The official anniversary of LTCM’s downfall is September 23. That was the day William McDonough, President of the Federal Reserve Bank of New York, gathered top officials from sixteen of the world’s most powerful banks and investment houses into a room and told them to find a solution to the mess LTCM was in. LTCM was big – it had over 60,000 trades on its books comprising over $125 billion of assets and $1.4 trillion notional value of derivatives. McDonough was worried that a disorderly unwind of the firm’s positions would snowball through markets leading to catastrophic losses that would “pose unacceptable risks to the American economy.” Fourteen of the sixteen firms agreed to inject capital into LTCM to keep it afloat.2
But it was back in August that the downfall began. On August 21, 1998, Eric Rosenfeld, one of the partners of LTCM, was about to tee-off on a golf course in Sun Valley, Idaho, where he was vacationing with his family. Russia had defaulted on its debt earlier that week but the firm didn’t have much Russian exposure and so he wasn’t too concerned. At 9am, he called the office. “It was bedlam,” he recalls.
The firm’s core business was arbitrage, principally bond market arbitrage.
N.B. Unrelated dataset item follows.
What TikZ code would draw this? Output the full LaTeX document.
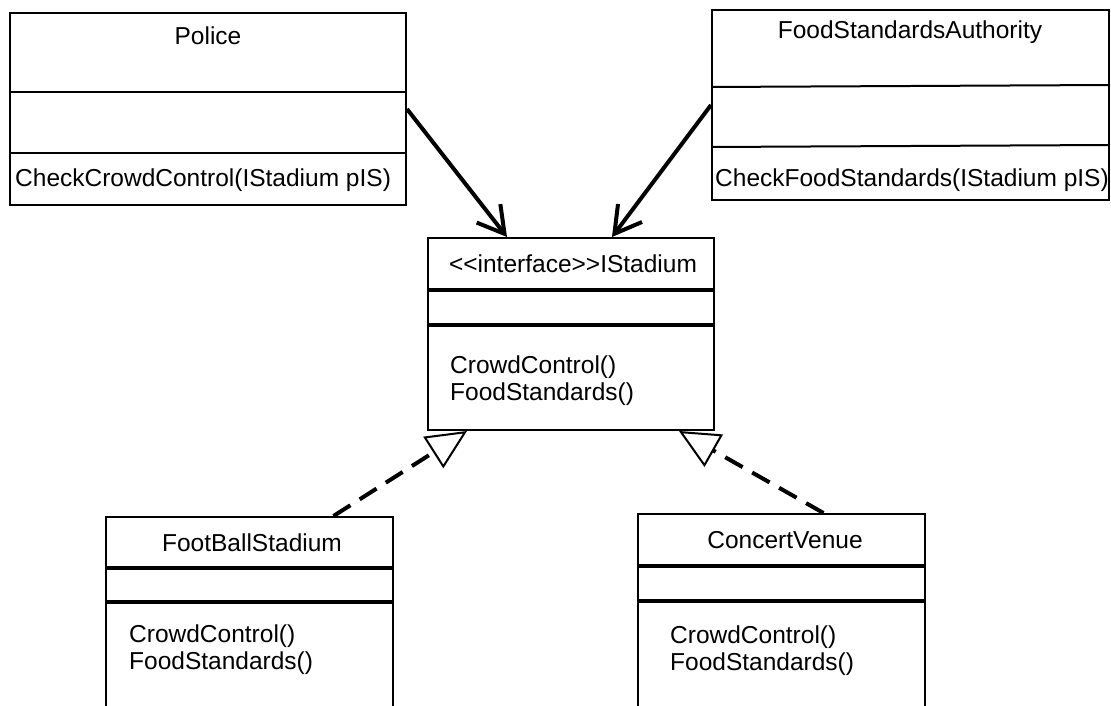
\documentclass[tikz,border=0pt]{standalone}
\usepackage{fontspec}
\setmainfont{Liberation Sans}
\usepackage{tikz}
\usetikzlibrary{arrows.meta,positioning,calc}

\begin{document}
\begin{tikzpicture}[x=1pt,y=-1pt,font=\fontsize{24.5}{27}\selectfont,
  classbox/.style={draw,line width=2pt,inner sep=0pt},
  txt/.style={inner sep=0pt},
  rule/.style={line width=2pt},
  boldrule/.style={line width=3.5pt},
  uses/.style={line width=4pt,-{Straight Barb[length=26pt,width=30pt]}},
  realizes/.style={line width=4pt,dash pattern=on 20pt off 11pt,
    -{Triangle[open,length=40pt,width=37pt,line width=2pt]}}]
  \clip (0,0) rectangle (1111,706);
  % classes
  \node[classbox,minimum width=396pt,minimum height=192pt] (police) at (208,109) {};
  \node[classbox,minimum width=397pt,minimum height=190pt] (fsa) at (910.5,105) {};
  \node[classbox,minimum width=286pt,minimum height=192pt] (istadium) at (571,334) {};
  \node[classbox,minimum width=287pt,minimum height=206pt] (football) at (249.5,620) {};
  \node[classbox,minimum width=287pt,minimum height=210pt] (concert) at (781.5,619) {};
  % compartments
  \draw[rule] ([yshift=-80pt]police.north west) -- ([yshift=-80pt]police.north east);
  \draw[rule] ([yshift=-141pt]police.north west) -- ([yshift=-141pt]police.north east);
  \draw[rule] ([yshift=-78pt]fsa.north west) -- ([yshift=-76pt]fsa.north east);
  \draw[rule] ([yshift=-138pt]fsa.north west) -- ([yshift=-136pt]fsa.north east);
  \draw[boldrule] ([yshift=-53pt]istadium.north west) -- ([yshift=-53pt]istadium.north east);
  \draw[boldrule] ([yshift=-88pt]istadium.north west) -- ([yshift=-88pt]istadium.north east);
  \draw[boldrule] ([yshift=-52pt]football.north west) -- ([yshift=-52pt]football.north east);
  \draw[boldrule] ([yshift=-86pt]football.north west) -- ([yshift=-86pt]football.north east);
  \draw[boldrule] ([yshift=-53pt]concert.north west) -- ([yshift=-53pt]concert.north east);
  \draw[boldrule] ([yshift=-88pt]concert.north west) -- ([yshift=-88pt]concert.north east);
  % texts
  \node[txt] (police-name) at (208,36) {Police};
  \node[txt,anchor=west] (police-ops) at (15,180) {CheckCrowdControl(IStadium pIS)};
  \node[txt] (fsa-name) at (910,32) {FoodStandardsAuthority};
  \node[txt,anchor=west] (fsa-ops) at (715,180) {CheckFoodStandards(IStadium pIS)};
  \node[txt] (istadium-name) at (573,264) {{<}{<}interface{>}{>}IStadium};
  \node[txt,anchor=west,align=left] (istadium-ops) at (450,381) {CrowdControl()\\FoodStandards()};
  \node[txt] (football-name) at (252,543) {FootBallStadium};
  \node[txt,anchor=west,align=left] (football-ops) at (129,650) {CrowdControl()\\FoodStandards()};
  \node[txt] (concert-name) at (785,540) {ConcertVenue};
  \node[txt,anchor=west,align=left] (concert-ops) at (670,651) {CrowdControl()\\FoodStandards()};
  % links
  \draw[uses] (police.east) -- ([xshift=-64pt]istadium.north);
  \draw[uses] (fsa.west) -- ([xshift=41pt]istadium.north);
  \draw[realizes] ([xshift=84pt]football.north) -- ([xshift=-104pt]istadium.south);
  \draw[realizes] ([xshift=42pt]concert.north) -- ([xshift=108pt]istadium.south);
\end{tikzpicture}
\end{document}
Rosenfeld and his colleagues would buy undervalued bonds and sell short overvalued bonds affected by similar factors in order to capture price differentials without taking directional market risk. A textbook trade involved “on-the-run” and “off-the-run” bonds. LTCM would buy “off-the-run” bonds with 29 years left until maturity and sell “on-the-run” bonds – the most recently issued US Treasury bonds with a 30-year maturity. Because the freshly issued bonds tended to be more liquid, they would trade at a premium, reflected in a lower yield. LTCM could buy the 29-year bond at a yield of 5.62% and sell the 30-year bond at a yield of 5.50% – its objective being to pick up the 0.12% yield differential over time. Convergence would normally occur within six months, since by then the US Treasury would have issued another 30-year bond sucking the liquidity (and the premium) away from the one on LTCM’s books.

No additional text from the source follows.